When Is Real Estate a Good Investment?

When Is Real Estate a Good Investment?

Real estate has stood the test of time as one of the most dependable ways to grow wealth. But here’s the truth: real estate is not always a good investment.

It depends on when, where, and how you invest.


So, how do you know when it’s the right time?

Let’s explore the key indicators that tell you when real estate is truly worth your money.

1. Market Conditions Favor Buyers

The best time to invest is often when:

  • Property prices are stable or undervalued
  • New developments are announced (metros, airports, SEZs)
  • Rental demand is growing in the area

Smart investors look for early-stage growth markets where infrastructure is coming up but prices haven’t yet peaked.

📌 Pro tip: Research property price trends and compare them with rental yield to assess true value.

2. You’re Investing with a Long-Term Vision

Real estate shines over the long run. It’s ideal when:

  • You plan to hold the property for 5–10 years
  • You’re focused on passive income through rentals
  • You’re aiming for capital appreciation, not quick gains

Short-term investors may struggle due to market volatility, stamp duty, and transaction costs.

3. Location Favors Growth

“Location, location, location” isn’t just a saying, it’s a success formula.

Look for:

  • Proximity to commercial hubs, IT parks, educational institutions, and transport links
  • Safe, well-planned neighbourhoods
  • Cities or suburbs with government-backed development projects

These factors not only attract tenants but also increase resale value.

4. You’ve Done the Math

A good investment isn’t emotional, it’s analytical.

Ask yourself:

  • What is the rental yield? (Aim for 3–5% or more annually)
  • Is the expected appreciation higher than inflation?
  • What are the maintenance, loan EMI, and property tax costs?

Use ROI calculators or speak with real estate advisors to ensure your returns are solid.

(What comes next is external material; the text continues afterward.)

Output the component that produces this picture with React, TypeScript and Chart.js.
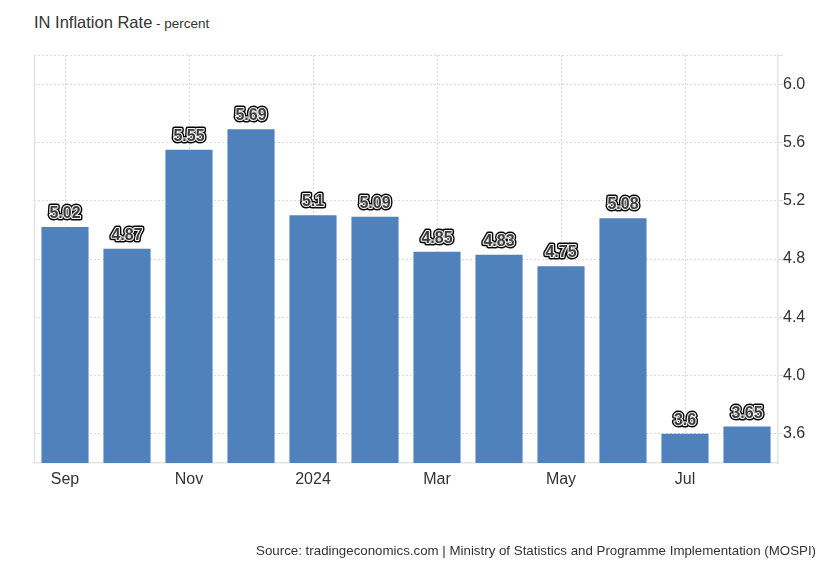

5. You’re Financially Prepared

Real estate is capital-heavy. It’s a good investment only if:

  • You can afford a 20–30% down payment
  • You have a stable income and credit score
  • You’ve set aside an emergency fund

Avoid stretching yourself too thin, property ownership comes with hidden costs like society fees, legal charges, and occasional repairs.

Bonus: When It Complements Your Portfolio

Real estate adds balance to a portfolio heavy on stocks or mutual funds.

It:

  • Offers tangible value
  • Generates passive income
  • Provides inflation protection

If you’re looking to diversify, real estate can be the right asset at the right time.

So, when is real estate a good investment?

👉 When the market is ripe,
👉 When your finances are ready,
👉 When you have a long-term mindset,
👉 And when the location has future growth potential.

Real estate is not a get-rich-quick scheme. But when approached wisely, it can be one of the most powerful wealth-building tools in your financial journey.